Si la conservation de la biodiversité dans les milieux dits naturels fait l’objet d’un consensus général et attire l’attention des médias, la conservation de la biodiversité urbaine ne soulève pas autant d’enthousiasme quant elle ne suscite pas le mépris ou l’indifférence notamment dans les cercles naturalistes. Il est vrai que définir la biodiversité urbaine soulève quelques problèmes épineux : la place prépondérante de l’homme (mais ne devrait il tout autant avoir une place centrale dans la biodiversité « naturelle » ?) et celle des nombreuses espèces exotiques introduites volontairement (plantations notamment) ou naturalisées (dont les espèces invasives). Doit-on les exclure ou les prendre en compte pour les rôles positifs qu’elles peuvent apporter dans certains domaines : lutte contre le réchauffement climatique par exemple, bien-être humain, mais aussi dans des domaines plus écologiques comme la survie des pollinisateurs (voir à ce propos la chronique sur le kolkwitzia, arbuste mellifère planté en ville) ? N’oublions pas que d’ici 2030,  plus de 60% de la population mondiale vivra dans des villes et que déjà les paysages urbanisés occupent plus de 10% de la surface mondiale des bandes côtières. Donc, de toutes façons, cette biodiversité urbaine, qu’elle ait nos faveurs sentimentales ou pas, il faudra apprendre à composer avec elle pour espérer un environnement vivable en ville.

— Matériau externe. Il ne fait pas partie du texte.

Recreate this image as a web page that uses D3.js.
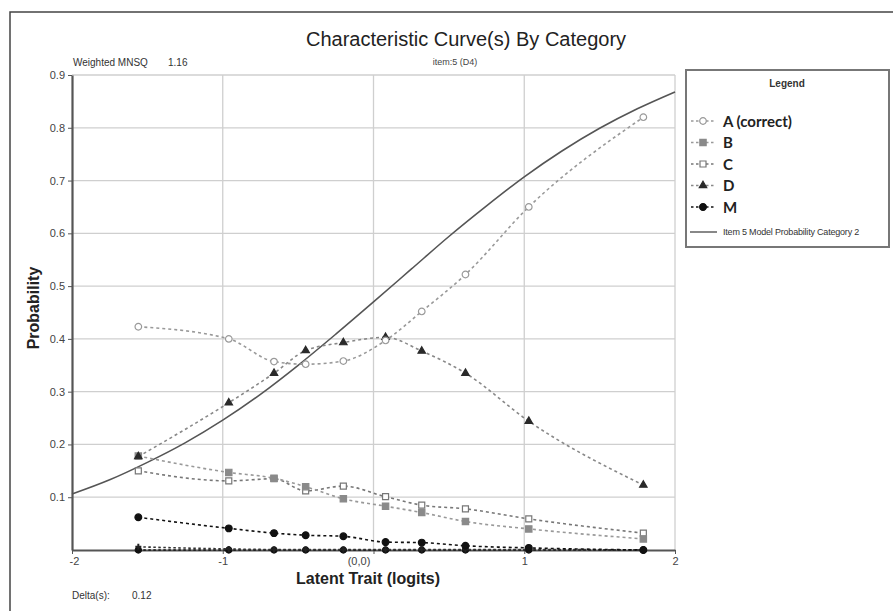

Il importe donc de bien définir ce qu’on attend de cette biodiversité urbaine pour définir les priorités : une synthèse publiée en 2009 (1) propose sept motivations majeures pour conserver la biodiversité urbaine selon une gradation allant de celles prioritairement en faveur de la nature à celles en faveur de l’homme.

Les motivations « nature »

Peu de gens savent que, même si on exclut la biodiversité exotique introduite, la richesse en espèces des zones urbaines et péri-urbaines reste supérieure à celle des environnements naturels sur lesquelles elles se sont installées : ceci s’explique par l’arrivée d’espèces opportunistes locales qui s’adaptent ou exploitent l’environnement urbain et profitent de certains de ses avantages (voir la chronique sur le Top 10 de la flore spontanée des grandes villes). Mais des espèces rares ou très rares y trouvent aussi refuge : la plus importante population du glaïeul des marais, espèce en voie de disparition, de toute l’Union européenne se trouve dans une zone récréative protégée de l’agglomération d’Augsburg en Allemagne. Dans de telles situations, des stratégies visant à concilier fréquentation humaine et maintien d’espèces emblématiques doivent être mises en place. Dans les régions de plaine où par définition les affleurements rocheux sont très rares ou absents, les milieux urbains avec notamment les grands édifices et les cimetières offrent des milieux de prédilection pour les lichens dont la diversité locale peut être très importante. Les murs des villes, notamment les vieux murs abritent une riche flore d’espèces de milieu rocheux comme les fougères (voir la chronique sur la capillaire des murs et la doradille noire).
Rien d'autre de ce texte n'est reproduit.